Nous voyons avec ces trois expressions du complexe de Damoclès que certains mots de la guerre peuvent aussi instruire des maux de l’entreprise. En effet, l’entreprise n’est pas juste un outil de production, c’est une parcelle de société dans laquelle on peut expérimenter sans peine toute la panoplie d’outils que la force « domestiquée » permet » légalement » ou non de mobiliser.
Le prix à payer, lorsqu’un facteur polémogéne comme le complexe de Damoclès y fait son nid, c’est une entreprise Balkanisée dans laquelle règne une absurde terreur qui se renouvelle sans cesse au grand dam des intérêts à long terme de l’entreprise et des travailleurs.
Cela semble être le prix à payer pour mener la guerre économique mais comme toute guerre, il n’y a que des victoires à la Pyrrhus.

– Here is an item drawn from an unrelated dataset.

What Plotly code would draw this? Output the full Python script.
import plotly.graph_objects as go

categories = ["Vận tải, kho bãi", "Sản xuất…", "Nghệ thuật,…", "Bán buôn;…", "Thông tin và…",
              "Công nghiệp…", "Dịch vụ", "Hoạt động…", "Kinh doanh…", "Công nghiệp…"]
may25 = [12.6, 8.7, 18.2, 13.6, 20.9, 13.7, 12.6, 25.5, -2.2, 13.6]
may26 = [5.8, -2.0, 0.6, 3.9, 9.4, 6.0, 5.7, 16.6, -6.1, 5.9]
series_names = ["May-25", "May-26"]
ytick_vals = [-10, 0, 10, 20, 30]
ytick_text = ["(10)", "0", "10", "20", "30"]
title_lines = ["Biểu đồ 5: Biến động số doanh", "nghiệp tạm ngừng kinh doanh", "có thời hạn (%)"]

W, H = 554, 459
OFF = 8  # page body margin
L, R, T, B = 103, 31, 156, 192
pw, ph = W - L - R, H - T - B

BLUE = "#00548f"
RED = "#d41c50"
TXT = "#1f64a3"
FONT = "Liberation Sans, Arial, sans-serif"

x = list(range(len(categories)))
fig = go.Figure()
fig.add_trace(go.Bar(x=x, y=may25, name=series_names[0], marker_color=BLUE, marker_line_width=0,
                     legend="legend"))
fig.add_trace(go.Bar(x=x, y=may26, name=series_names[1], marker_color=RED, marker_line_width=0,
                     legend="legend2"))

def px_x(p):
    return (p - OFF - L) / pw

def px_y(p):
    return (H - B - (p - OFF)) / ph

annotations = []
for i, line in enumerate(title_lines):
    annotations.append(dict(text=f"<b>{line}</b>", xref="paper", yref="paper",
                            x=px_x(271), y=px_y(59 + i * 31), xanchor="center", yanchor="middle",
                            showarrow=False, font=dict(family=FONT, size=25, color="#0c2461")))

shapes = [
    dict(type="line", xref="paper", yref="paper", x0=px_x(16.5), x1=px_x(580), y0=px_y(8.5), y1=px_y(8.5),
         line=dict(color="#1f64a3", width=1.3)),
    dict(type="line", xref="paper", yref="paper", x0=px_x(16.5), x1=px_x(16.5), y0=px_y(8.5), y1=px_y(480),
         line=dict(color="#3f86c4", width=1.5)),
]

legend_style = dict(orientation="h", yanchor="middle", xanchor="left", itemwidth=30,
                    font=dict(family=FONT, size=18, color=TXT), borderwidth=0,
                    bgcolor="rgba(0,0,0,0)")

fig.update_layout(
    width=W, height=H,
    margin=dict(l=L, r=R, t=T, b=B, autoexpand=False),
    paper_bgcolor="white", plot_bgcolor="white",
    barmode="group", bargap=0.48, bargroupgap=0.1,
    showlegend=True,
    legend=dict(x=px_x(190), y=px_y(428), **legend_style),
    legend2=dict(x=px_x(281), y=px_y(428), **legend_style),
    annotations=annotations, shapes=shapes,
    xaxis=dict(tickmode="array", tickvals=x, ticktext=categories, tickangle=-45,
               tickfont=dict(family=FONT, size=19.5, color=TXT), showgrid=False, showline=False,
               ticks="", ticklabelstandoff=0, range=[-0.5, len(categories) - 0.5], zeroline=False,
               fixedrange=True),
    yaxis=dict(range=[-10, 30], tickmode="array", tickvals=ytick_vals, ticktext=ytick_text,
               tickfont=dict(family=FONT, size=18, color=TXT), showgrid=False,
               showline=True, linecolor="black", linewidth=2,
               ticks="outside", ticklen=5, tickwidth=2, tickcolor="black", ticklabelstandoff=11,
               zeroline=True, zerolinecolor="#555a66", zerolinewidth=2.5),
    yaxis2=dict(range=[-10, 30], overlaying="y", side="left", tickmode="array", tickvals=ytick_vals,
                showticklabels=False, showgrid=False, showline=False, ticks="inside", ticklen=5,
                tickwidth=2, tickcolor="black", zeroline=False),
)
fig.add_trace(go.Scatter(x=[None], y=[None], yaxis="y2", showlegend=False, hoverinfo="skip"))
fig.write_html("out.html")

Cela ne me semble pas être une fatalité car nous pourrions aussi apprendre, dans l’entreprise, à lutter contre la peur, cette peur qui réveille nos réflexes pavloviens et belliqueux. Il s’agit de civiliser la force non plus seulement par le droit ni par un supplément d’âme mais par un supplément de conscience et de forces morales (Georges Friedmann). En effet, une entreprise civilisée est à ce prix car la civilisation n’est rien d’autre qu’une lutte contre la peur comme le disait si justement Gaston Bouthoul.